◆ **What is required**: Pictures do not belong in your copy. Repeat all the other data exactly.

◆ **A block of data**:
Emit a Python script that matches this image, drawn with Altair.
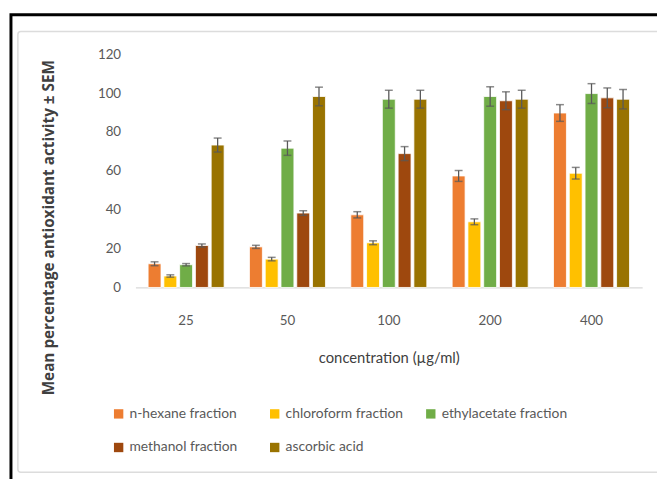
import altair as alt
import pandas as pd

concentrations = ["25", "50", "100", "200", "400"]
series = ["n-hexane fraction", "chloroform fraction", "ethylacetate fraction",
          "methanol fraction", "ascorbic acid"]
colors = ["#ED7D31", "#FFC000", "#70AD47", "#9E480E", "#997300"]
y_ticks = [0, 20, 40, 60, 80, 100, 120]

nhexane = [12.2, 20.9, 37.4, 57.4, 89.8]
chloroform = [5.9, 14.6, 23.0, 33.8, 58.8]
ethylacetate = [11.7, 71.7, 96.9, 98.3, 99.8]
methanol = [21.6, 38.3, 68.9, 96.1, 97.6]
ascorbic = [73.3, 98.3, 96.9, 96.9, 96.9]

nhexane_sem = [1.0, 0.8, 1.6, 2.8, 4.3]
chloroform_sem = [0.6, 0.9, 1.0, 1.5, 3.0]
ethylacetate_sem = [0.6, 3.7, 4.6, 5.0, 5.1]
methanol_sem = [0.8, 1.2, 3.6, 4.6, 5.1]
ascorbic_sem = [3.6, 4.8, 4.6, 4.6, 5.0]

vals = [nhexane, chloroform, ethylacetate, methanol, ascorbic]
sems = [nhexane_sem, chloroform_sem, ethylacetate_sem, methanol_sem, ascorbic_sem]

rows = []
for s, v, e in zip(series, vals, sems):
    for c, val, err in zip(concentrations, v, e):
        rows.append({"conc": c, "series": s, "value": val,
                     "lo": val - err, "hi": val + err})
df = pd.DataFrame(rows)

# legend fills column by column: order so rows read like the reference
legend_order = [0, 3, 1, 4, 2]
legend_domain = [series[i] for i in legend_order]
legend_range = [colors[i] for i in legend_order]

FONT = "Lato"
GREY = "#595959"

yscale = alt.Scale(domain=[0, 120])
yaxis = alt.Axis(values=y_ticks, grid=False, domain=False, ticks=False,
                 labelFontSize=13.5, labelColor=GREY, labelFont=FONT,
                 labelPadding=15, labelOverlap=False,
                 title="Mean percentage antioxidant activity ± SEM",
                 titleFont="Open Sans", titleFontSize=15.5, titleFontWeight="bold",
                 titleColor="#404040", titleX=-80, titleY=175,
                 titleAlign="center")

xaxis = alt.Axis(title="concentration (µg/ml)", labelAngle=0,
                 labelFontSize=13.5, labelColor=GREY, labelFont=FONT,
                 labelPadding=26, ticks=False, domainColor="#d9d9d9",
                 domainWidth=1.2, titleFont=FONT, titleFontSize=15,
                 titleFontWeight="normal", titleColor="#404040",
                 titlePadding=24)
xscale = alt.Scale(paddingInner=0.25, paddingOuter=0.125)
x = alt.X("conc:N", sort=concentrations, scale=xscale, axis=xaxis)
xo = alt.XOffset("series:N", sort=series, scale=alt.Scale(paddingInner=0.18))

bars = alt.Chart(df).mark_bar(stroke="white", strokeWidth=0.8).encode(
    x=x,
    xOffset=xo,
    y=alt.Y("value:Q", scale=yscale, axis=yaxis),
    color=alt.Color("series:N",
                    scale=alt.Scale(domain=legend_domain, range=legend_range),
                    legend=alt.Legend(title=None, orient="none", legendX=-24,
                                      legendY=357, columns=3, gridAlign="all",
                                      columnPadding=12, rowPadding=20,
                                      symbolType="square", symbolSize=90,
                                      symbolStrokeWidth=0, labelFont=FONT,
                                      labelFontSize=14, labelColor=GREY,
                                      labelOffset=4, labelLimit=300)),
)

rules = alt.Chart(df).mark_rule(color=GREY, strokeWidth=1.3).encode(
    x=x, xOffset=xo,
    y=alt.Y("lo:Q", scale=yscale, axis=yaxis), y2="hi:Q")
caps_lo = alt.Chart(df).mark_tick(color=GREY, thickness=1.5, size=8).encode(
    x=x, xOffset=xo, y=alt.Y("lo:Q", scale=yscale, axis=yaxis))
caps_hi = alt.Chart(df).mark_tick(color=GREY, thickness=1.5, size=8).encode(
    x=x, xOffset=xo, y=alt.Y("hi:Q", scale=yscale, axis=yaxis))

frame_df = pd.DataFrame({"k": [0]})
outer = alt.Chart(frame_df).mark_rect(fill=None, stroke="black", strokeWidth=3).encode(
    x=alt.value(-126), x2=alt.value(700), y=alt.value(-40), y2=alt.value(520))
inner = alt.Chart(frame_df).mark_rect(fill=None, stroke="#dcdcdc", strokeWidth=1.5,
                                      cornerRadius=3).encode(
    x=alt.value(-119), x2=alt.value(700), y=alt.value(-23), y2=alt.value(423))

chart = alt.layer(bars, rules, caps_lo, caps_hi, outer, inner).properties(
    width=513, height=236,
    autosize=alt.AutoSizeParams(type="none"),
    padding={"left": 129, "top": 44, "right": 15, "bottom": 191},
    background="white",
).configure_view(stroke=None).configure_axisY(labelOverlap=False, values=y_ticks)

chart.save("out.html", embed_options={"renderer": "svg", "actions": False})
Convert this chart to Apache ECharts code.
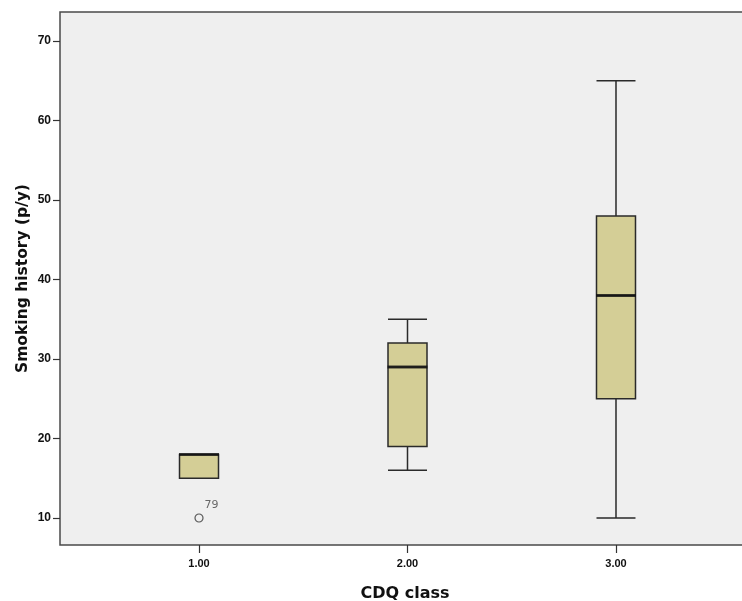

◆ **Output of the exercise**:
Emit a Python script that matches this image, drawn with Altair.
import altair as alt
import pandas as pd

concentrations = ["25", "50", "100", "200", "400"]
series = ["n-hexane fraction", "chloroform fraction", "ethylacetate fraction",
          "methanol fraction", "ascorbic acid"]
colors = ["#ED7D31", "#FFC000", "#70AD47", "#9E480E", "#997300"]
y_ticks = [0, 20, 40, 60, 80, 100, 120]

nhexane = [12.2, 20.9, 37.4, 57.4, 89.8]
chloroform = [5.9, 14.6, 23.0, 33.8, 58.8]
ethylacetate = [11.7, 71.7, 96.9, 98.3, 99.8]
methanol = [21.6, 38.3, 68.9, 96.1, 97.6]
ascorbic = [73.3, 98.3, 96.9, 96.9, 96.9]

nhexane_sem = [1.0, 0.8, 1.6, 2.8, 4.3]
chloroform_sem = [0.6, 0.9, 1.0, 1.5, 3.0]
ethylacetate_sem = [0.6, 3.7, 4.6, 5.0, 5.1]
methanol_sem = [0.8, 1.2, 3.6, 4.6, 5.1]
ascorbic_sem = [3.6, 4.8, 4.6, 4.6, 5.0]

vals = [nhexane, chloroform, ethylacetate, methanol, ascorbic]
sems = [nhexane_sem, chloroform_sem, ethylacetate_sem, methanol_sem, ascorbic_sem]

rows = []
for s, v, e in zip(series, vals, sems):
    for c, val, err in zip(concentrations, v, e):
        rows.append({"conc": c, "series": s, "value": val,
                     "lo": val - err, "hi": val + err})
df = pd.DataFrame(rows)

# legend fills column by column: order so rows read like the reference
legend_order = [0, 3, 1, 4, 2]
legend_domain = [series[i] for i in legend_order]
legend_range = [colors[i] for i in legend_order]

FONT = "Lato"
GREY = "#595959"

yscale = alt.Scale(domain=[0, 120])
yaxis = alt.Axis(values=y_ticks, grid=False, domain=False, ticks=False,
                 labelFontSize=13.5, labelColor=GREY, labelFont=FONT,
                 labelPadding=15, labelOverlap=False,
                 title="Mean percentage antioxidant activity ± SEM",
                 titleFont="Open Sans", titleFontSize=15.5, titleFontWeight="bold",
                 titleColor="#404040", titleX=-80, titleY=175,
                 titleAlign="center")

xaxis = alt.Axis(title="concentration (µg/ml)", labelAngle=0,
                 labelFontSize=13.5, labelColor=GREY, labelFont=FONT,
                 labelPadding=26, ticks=False, domainColor="#d9d9d9",
                 domainWidth=1.2, titleFont=FONT, titleFontSize=15,
                 titleFontWeight="normal", titleColor="#404040",
                 titlePadding=24)
xscale = alt.Scale(paddingInner=0.25, paddingOuter=0.125)
x = alt.X("conc:N", sort=concentrations, scale=xscale, axis=xaxis)
xo = alt.XOffset("series:N", sort=series, scale=alt.Scale(paddingInner=0.18))

bars = alt.Chart(df).mark_bar(stroke="white", strokeWidth=0.8).encode(
    x=x,
    xOffset=xo,
    y=alt.Y("value:Q", scale=yscale, axis=yaxis),
    color=alt.Color("series:N",
                    scale=alt.Scale(domain=legend_domain, range=legend_range),
                    legend=alt.Legend(title=None, orient="none", legendX=-24,
                                      legendY=357, columns=3, gridAlign="all",
                                      columnPadding=12, rowPadding=20,
                                      symbolType="square", symbolSize=90,
                                      symbolStrokeWidth=0, labelFont=FONT,
                                      labelFontSize=14, labelColor=GREY,
                                      labelOffset=4, labelLimit=300)),
)

rules = alt.Chart(df).mark_rule(color=GREY, strokeWidth=1.3).encode(
    x=x, xOffset=xo,
    y=alt.Y("lo:Q", scale=yscale, axis=yaxis), y2="hi:Q")
caps_lo = alt.Chart(df).mark_tick(color=GREY, thickness=1.5, size=8).encode(
    x=x, xOffset=xo, y=alt.Y("lo:Q", scale=yscale, axis=yaxis))
caps_hi = alt.Chart(df).mark_tick(color=GREY, thickness=1.5, size=8).encode(
    x=x, xOffset=xo, y=alt.Y("hi:Q", scale=yscale, axis=yaxis))

frame_df = pd.DataFrame({"k": [0]})
outer = alt.Chart(frame_df).mark_rect(fill=None, stroke="black", strokeWidth=3).encode(
    x=alt.value(-126), x2=alt.value(700), y=alt.value(-40), y2=alt.value(520))
inner = alt.Chart(frame_df).mark_rect(fill=None, stroke="#dcdcdc", strokeWidth=1.5,
                                      cornerRadius=3).encode(
    x=alt.value(-119), x2=alt.value(700), y=alt.value(-23), y2=alt.value(423))

chart = alt.layer(bars, rules, caps_lo, caps_hi, outer, inner).properties(
    width=513, height=236,
    autosize=alt.AutoSizeParams(type="none"),
    padding={"left": 129, "top": 44, "right": 15, "bottom": 191},
    background="white",
).configure_view(stroke=None).configure_axisY(labelOverlap=False, values=y_ticks)

chart.save("out.html", embed_options={"renderer": "svg", "actions": False})
Convert this chart to Apache ECharts code.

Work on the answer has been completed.